• EXERCISE DETAILS: Your task is to copy every record exactly.

• PROVIDED DATA:
::::::

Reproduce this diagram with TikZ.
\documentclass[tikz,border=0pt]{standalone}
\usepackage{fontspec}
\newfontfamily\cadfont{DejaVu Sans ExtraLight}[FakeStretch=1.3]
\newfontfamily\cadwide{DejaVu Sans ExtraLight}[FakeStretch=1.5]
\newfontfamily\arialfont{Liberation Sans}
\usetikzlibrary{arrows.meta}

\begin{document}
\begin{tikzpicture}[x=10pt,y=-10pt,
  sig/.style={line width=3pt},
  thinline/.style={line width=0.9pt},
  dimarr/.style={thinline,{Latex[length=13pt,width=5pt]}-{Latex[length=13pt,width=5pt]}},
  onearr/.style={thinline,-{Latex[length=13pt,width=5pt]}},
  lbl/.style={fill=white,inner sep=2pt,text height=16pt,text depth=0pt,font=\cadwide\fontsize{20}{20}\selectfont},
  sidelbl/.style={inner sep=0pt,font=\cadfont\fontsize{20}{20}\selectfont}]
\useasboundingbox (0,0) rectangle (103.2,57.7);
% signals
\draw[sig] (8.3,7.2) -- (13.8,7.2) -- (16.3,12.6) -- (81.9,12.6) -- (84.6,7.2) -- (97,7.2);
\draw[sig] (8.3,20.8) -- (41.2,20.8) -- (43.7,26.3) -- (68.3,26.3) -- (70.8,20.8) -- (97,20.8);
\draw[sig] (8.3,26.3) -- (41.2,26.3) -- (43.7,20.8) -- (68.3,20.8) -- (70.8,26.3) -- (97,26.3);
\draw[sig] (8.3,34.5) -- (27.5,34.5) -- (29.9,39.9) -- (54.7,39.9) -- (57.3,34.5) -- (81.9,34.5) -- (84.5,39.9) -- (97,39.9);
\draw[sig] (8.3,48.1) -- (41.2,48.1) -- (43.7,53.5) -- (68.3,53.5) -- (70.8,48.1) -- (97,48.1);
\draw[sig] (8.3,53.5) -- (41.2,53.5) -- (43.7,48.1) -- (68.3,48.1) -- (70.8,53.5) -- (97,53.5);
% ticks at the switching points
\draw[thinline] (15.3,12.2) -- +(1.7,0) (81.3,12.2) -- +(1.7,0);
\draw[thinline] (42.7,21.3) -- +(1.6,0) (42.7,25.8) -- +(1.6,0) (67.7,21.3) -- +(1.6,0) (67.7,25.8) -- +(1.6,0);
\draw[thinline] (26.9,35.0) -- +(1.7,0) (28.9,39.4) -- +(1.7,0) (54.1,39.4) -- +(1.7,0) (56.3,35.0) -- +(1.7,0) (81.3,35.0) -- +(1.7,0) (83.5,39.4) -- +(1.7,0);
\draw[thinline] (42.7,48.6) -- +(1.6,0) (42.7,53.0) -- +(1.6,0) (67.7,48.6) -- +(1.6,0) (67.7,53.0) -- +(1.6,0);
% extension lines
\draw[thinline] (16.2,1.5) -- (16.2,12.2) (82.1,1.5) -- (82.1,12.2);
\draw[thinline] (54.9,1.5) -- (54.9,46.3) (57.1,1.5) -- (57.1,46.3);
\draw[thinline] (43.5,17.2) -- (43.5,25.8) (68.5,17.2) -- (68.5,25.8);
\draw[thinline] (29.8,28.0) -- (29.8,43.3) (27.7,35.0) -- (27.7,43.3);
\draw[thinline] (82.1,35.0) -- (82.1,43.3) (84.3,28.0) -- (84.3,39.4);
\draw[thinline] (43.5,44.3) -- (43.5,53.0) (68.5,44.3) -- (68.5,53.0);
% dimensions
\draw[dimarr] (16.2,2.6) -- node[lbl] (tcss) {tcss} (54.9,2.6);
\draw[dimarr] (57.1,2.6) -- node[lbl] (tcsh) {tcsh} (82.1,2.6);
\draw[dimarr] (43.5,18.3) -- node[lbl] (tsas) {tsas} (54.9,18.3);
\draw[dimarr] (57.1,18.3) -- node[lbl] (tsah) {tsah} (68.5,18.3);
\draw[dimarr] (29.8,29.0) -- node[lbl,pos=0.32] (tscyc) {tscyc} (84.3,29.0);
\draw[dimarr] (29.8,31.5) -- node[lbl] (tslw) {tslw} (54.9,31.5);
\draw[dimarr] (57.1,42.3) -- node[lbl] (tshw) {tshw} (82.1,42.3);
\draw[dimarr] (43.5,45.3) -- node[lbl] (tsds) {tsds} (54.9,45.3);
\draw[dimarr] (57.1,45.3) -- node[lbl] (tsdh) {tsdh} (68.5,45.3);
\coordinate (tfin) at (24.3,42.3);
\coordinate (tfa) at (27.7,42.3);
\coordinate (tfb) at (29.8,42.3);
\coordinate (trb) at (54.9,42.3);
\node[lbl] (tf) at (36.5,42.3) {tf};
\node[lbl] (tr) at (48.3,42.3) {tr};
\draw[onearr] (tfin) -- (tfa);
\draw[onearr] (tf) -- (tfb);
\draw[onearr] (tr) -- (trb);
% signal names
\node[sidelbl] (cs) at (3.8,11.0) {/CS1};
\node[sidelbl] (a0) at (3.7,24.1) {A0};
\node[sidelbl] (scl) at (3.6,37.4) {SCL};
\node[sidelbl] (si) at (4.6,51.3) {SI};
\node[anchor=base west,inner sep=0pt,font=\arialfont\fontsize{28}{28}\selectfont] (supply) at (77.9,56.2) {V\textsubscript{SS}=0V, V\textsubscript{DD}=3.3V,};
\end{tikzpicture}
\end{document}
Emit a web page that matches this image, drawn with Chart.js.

::::::

• SOLUTION TO THE EXERCISE:
Reproduce this diagram with TikZ.
\documentclass[tikz,border=0pt]{standalone}
\usepackage{fontspec}
\newfontfamily\cadfont{DejaVu Sans ExtraLight}[FakeStretch=1.3]
\newfontfamily\cadwide{DejaVu Sans ExtraLight}[FakeStretch=1.5]
\newfontfamily\arialfont{Liberation Sans}
\usetikzlibrary{arrows.meta}

\begin{document}
\begin{tikzpicture}[x=10pt,y=-10pt,
  sig/.style={line width=3pt},
  thinline/.style={line width=0.9pt},
  dimarr/.style={thinline,{Latex[length=13pt,width=5pt]}-{Latex[length=13pt,width=5pt]}},
  onearr/.style={thinline,-{Latex[length=13pt,width=5pt]}},
  lbl/.style={fill=white,inner sep=2pt,text height=16pt,text depth=0pt,font=\cadwide\fontsize{20}{20}\selectfont},
  sidelbl/.style={inner sep=0pt,font=\cadfont\fontsize{20}{20}\selectfont}]
\useasboundingbox (0,0) rectangle (103.2,57.7);
% signals
\draw[sig] (8.3,7.2) -- (13.8,7.2) -- (16.3,12.6) -- (81.9,12.6) -- (84.6,7.2) -- (97,7.2);
\draw[sig] (8.3,20.8) -- (41.2,20.8) -- (43.7,26.3) -- (68.3,26.3) -- (70.8,20.8) -- (97,20.8);
\draw[sig] (8.3,26.3) -- (41.2,26.3) -- (43.7,20.8) -- (68.3,20.8) -- (70.8,26.3) -- (97,26.3);
\draw[sig] (8.3,34.5) -- (27.5,34.5) -- (29.9,39.9) -- (54.7,39.9) -- (57.3,34.5) -- (81.9,34.5) -- (84.5,39.9) -- (97,39.9);
\draw[sig] (8.3,48.1) -- (41.2,48.1) -- (43.7,53.5) -- (68.3,53.5) -- (70.8,48.1) -- (97,48.1);
\draw[sig] (8.3,53.5) -- (41.2,53.5) -- (43.7,48.1) -- (68.3,48.1) -- (70.8,53.5) -- (97,53.5);
% ticks at the switching points
\draw[thinline] (15.3,12.2) -- +(1.7,0) (81.3,12.2) -- +(1.7,0);
\draw[thinline] (42.7,21.3) -- +(1.6,0) (42.7,25.8) -- +(1.6,0) (67.7,21.3) -- +(1.6,0) (67.7,25.8) -- +(1.6,0);
\draw[thinline] (26.9,35.0) -- +(1.7,0) (28.9,39.4) -- +(1.7,0) (54.1,39.4) -- +(1.7,0) (56.3,35.0) -- +(1.7,0) (81.3,35.0) -- +(1.7,0) (83.5,39.4) -- +(1.7,0);
\draw[thinline] (42.7,48.6) -- +(1.6,0) (42.7,53.0) -- +(1.6,0) (67.7,48.6) -- +(1.6,0) (67.7,53.0) -- +(1.6,0);
% extension lines
\draw[thinline] (16.2,1.5) -- (16.2,12.2) (82.1,1.5) -- (82.1,12.2);
\draw[thinline] (54.9,1.5) -- (54.9,46.3) (57.1,1.5) -- (57.1,46.3);
\draw[thinline] (43.5,17.2) -- (43.5,25.8) (68.5,17.2) -- (68.5,25.8);
\draw[thinline] (29.8,28.0) -- (29.8,43.3) (27.7,35.0) -- (27.7,43.3);
\draw[thinline] (82.1,35.0) -- (82.1,43.3) (84.3,28.0) -- (84.3,39.4);
\draw[thinline] (43.5,44.3) -- (43.5,53.0) (68.5,44.3) -- (68.5,53.0);
% dimensions
\draw[dimarr] (16.2,2.6) -- node[lbl] (tcss) {tcss} (54.9,2.6);
\draw[dimarr] (57.1,2.6) -- node[lbl] (tcsh) {tcsh} (82.1,2.6);
\draw[dimarr] (43.5,18.3) -- node[lbl] (tsas) {tsas} (54.9,18.3);
\draw[dimarr] (57.1,18.3) -- node[lbl] (tsah) {tsah} (68.5,18.3);
\draw[dimarr] (29.8,29.0) -- node[lbl,pos=0.32] (tscyc) {tscyc} (84.3,29.0);
\draw[dimarr] (29.8,31.5) -- node[lbl] (tslw) {tslw} (54.9,31.5);
\draw[dimarr] (57.1,42.3) -- node[lbl] (tshw) {tshw} (82.1,42.3);
\draw[dimarr] (43.5,45.3) -- node[lbl] (tsds) {tsds} (54.9,45.3);
\draw[dimarr] (57.1,45.3) -- node[lbl] (tsdh) {tsdh} (68.5,45.3);
\coordinate (tfin) at (24.3,42.3);
\coordinate (tfa) at (27.7,42.3);
\coordinate (tfb) at (29.8,42.3);
\coordinate (trb) at (54.9,42.3);
\node[lbl] (tf) at (36.5,42.3) {tf};
\node[lbl] (tr) at (48.3,42.3) {tr};
\draw[onearr] (tfin) -- (tfa);
\draw[onearr] (tf) -- (tfb);
\draw[onearr] (tr) -- (trb);
% signal names
\node[sidelbl] (cs) at (3.8,11.0) {/CS1};
\node[sidelbl] (a0) at (3.7,24.1) {A0};
\node[sidelbl] (scl) at (3.6,37.4) {SCL};
\node[sidelbl] (si) at (4.6,51.3) {SI};
\node[anchor=base west,inner sep=0pt,font=\arialfont\fontsize{28}{28}\selectfont] (supply) at (77.9,56.2) {V\textsubscript{SS}=0V, V\textsubscript{DD}=3.3V,};
\end{tikzpicture}
\end{document}
Emit a web page that matches this image, drawn with Chart.js.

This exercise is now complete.